最近几十年来,文学发生了很大变化。从1980年代很多青年征婚者自诩“爱好文学”,到今天“文青”在不少场合成为贬义词,可逆的和不可逆的变化交织在一起,让我们有必要看清文学的新常态。
“教化”这个词在今天让很多人烦。但人类与动物有区别,就在于人类是有文化的,有教化的。假如有人说,你叫他亲爹,他给你十块钱,恐怕多数人都不会干;如果这个价码提到一百万,很多人可能就扛不住了。前一个事实,无非是证明绝大多数人还是有道德准则的。后一个事实,则证明道德准则高的人不会太多。这个或高或低的弹性准则,显然是文明教化的结果。古代欧洲的主要道德教化工具是宗教,但中国汉区的宗教传统偏弱,其替代工具是四书五经,其中有《诗经》,“诗”也成了“经”,成了最高指示。北大老校长蔡元培当年说,中国宗教力量不够强大,人心很乱,如何教化?他倡议“以美育代替宗教”。这个美育主要指文艺,包括文学。
在宗教或儒学逐渐衰颓的时候,文学的教化功能曾被放大。“上帝死了”,雨果主义、托尔斯泰主义等应运而生,成了上帝的代用品。“打倒孔家店”之后,鲁迅、巴金、郭沫若、茅盾等文艺家的作品,曾是一、两代人的精神号角,改变了很多人的人生。
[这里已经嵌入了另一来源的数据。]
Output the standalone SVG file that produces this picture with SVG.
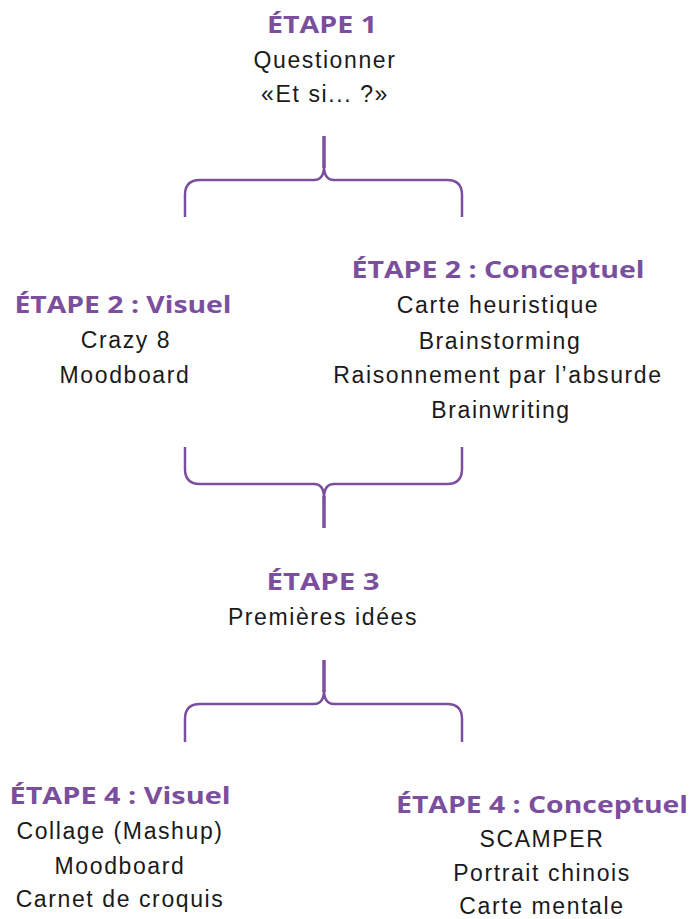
<svg xmlns="http://www.w3.org/2000/svg" width="693" height="919" viewBox="0 0 693 919">
<style>
.h{font-family:"Open Sans","Liberation Sans",sans-serif;font-weight:700;font-size:24px;fill:#7B4F9E;text-anchor:middle}
.t{font-family:"Liberation Sans",Arial,sans-serif;font-size:23px;fill:#1a1a1a;text-anchor:middle;letter-spacing:1.6px}
.stem{fill:none;stroke:#7B4F9E;stroke-width:3.5}
.br{fill:none;stroke:#7B4F9E;stroke-width:2.5}
</style>
<rect width="693" height="919" fill="#ffffff"/>
<g id="etape1">
<text class="h" x="322" y="33" textLength="110" lengthAdjust="spacingAndGlyphs">ÉTAPE 1</text>
<text class="t" x="325" y="68">Questionner</text>
<text class="t" x="325" y="102">«Et si... ?»</text>
</g>
<g id="etape2-visuel">
<text class="h" x="123" y="313" textLength="217" lengthAdjust="spacingAndGlyphs">ÉTAPE 2 : Visuel</text>
<text class="t" x="126" y="348">Crazy 8</text>
<text class="t" x="125" y="383">Moodboard</text>
</g>
<g id="etape2-conceptuel">
<text class="h" x="498" y="278" textLength="293" lengthAdjust="spacingAndGlyphs">ÉTAPE 2 : Conceptuel</text>
<text class="t" x="498" y="313">Carte heuristique</text>
<text class="t" x="500" y="349">Brainstorming</text>
<text class="t" x="498" y="383">Raisonnement par l’absurde</text>
<text class="t" x="501" y="418">Brainwriting</text>
</g>
<g id="etape3">
<text class="h" x="323" y="590" textLength="113" lengthAdjust="spacingAndGlyphs">ÉTAPE 3</text>
<text class="t" x="323" y="625">Premières idées</text>
</g>
<g id="etape4-visuel">
<text class="h" x="120" y="804" textLength="221" lengthAdjust="spacingAndGlyphs">ÉTAPE 4 : Visuel</text>
<text class="t" x="120" y="839">Collage (Mashup)</text>
<text class="t" x="120" y="874">Moodboard</text>
<text class="t" x="120" y="907">Carnet de croquis</text>
</g>
<g id="etape4-conceptuel">
<text class="h" x="542" y="813" textLength="292" lengthAdjust="spacingAndGlyphs">ÉTAPE 4 : Conceptuel</text>
<text class="t" x="542" y="847">SCAMPER</text>
<text class="t" x="542" y="881">Portrait chinois</text>
<text class="t" x="542" y="914">Carte mentale</text>
</g>
<g id="connectors">
<path class="stem" d="M324,136 V168"/>
<path class="br" d="M324,166 Q324,180 314,180 H200 Q185,180 185,195 V217 M324,166 Q324,180 334,180 H447 Q462,180 462,195 V217"/>
<path class="stem" d="M324,496 V528"/>
<path class="br" d="M185,447 V469 Q185,484 200,484 H314 Q324,484 324,498 M462,447 V469 Q462,484 447,484 H334 Q324,484 324,498"/>
<path class="stem" d="M324,660 V692"/>
<path class="br" d="M324,690 Q324,704 314,704 H200 Q185,704 185,719 V742 M324,690 Q324,704 334,704 H447 Q462,704 462,719 V742"/>
</g>
</svg>
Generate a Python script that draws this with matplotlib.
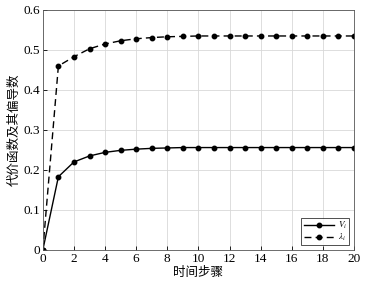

作家在那个时候被誉之为“人类灵魂的工程师”,想想看,能管理灵魂的,不就是上帝或准上帝吗?但这不像是历史的常态,至少在眼下,就像作家阿来说的,打开你们的手机,查一下各大文学网站排名前十的小说,恐怕大多数是吃喝玩乐,饮食男女。很多人说,这是一个物质化和个人化的“小时代”,“娱乐至死”是人间正道。作家财富排行榜每年也都炒作得很热闹。作为一个作家,我当然希望同行们都吃香喝辣大富大贵,但财富能否作为评价作家成功的一个标准?我们是否也该评选最富的公务员、最富的法官、最富的和尚?甚至最富的新闻记者?如果这些评选太荒唐,那么有关媒体是否觉得前一种炒作也太有土豪意味?
以上认知、娱乐、教化三种功能的弱化,是不可回避的事实。其中哪些属于不可逆的变化,哪些属于可逆的变化,不容易看明白,常令人们困惑。由此产生的困境不全是因为文艺界无能,而是因为文化生态出现了剧烈变化,作者以及受众的适应还需要一个过程。我们怎么能知道天气变冷了是一种可逆的变化,不需要惊惶失措?我们又怎么能知道人死了是一种不可逆的变化,必须顺变而为?传统形式的小说、散文、诗歌、戏剧的销售额在下降,但从广义上说,手机段子不是文学?博客、视频、流行歌曲、电视剧等为什么不是文学?这些含有丰富文学元素的新型产品,以文学作为重要的支撑和动力,不仅没有萎缩,反而进入了一个疯涨的阶段,正在迅速地扩张和繁荣。
眼下有一些投资文学的“公司”,似乎文学生产可以工业化,雇几个“枪手”,包几间套房,签下合同,付出订金,就可以像流水线一样生产小说、剧本、报告文学了。有些商家和政府首长也相信这种生产方式。要说服他们,说文学不能如此急功近利,说好多“神剧”和“雷剧”就是这样闹出来坑爹的,不是一件容易的事。
文学没法大跃进,也很难工业化,否则华尔街一定包揽所有的文学奖了,否则那些海湾石油富国就能出几十个托尔斯泰和卡夫卡了。文学繁荣有赖于各种条件的因缘聚合,包括作家们人生经验和文化学养这两种资源的积累,只能厚积薄发,只能积沙成塔。就像前人说的,“行万里路,读万卷书”,是一个系统性的成长过程,甚至是在困顿和危机中的成长过程。“行万里路”并不是旅游,而是直接、深入、丰富的社会实践。但眼下作家们都都市化了,精英化了,甚至职业化了。靠国家供养和市场庞大这双重福利,不少中国作家活得越来越好。我们肯定不忍心再把他们关进“牛棚”,或逼他们去打仗、耕田、扛包、流落街头、甚至当海盗……但如果他们对生活的体察,仅仅依靠餐桌上刷段子,街头的几张八卦小报,十几次观光式的“下基层”,恐怕是远远不够的。如果他们并无读书和思考的兴趣,我们就算砸下成千上万的项目经费,把他们送进名牌大学混个三进两出,戴上博士帽,统统高学历化,恐怕也还是拔苗助长。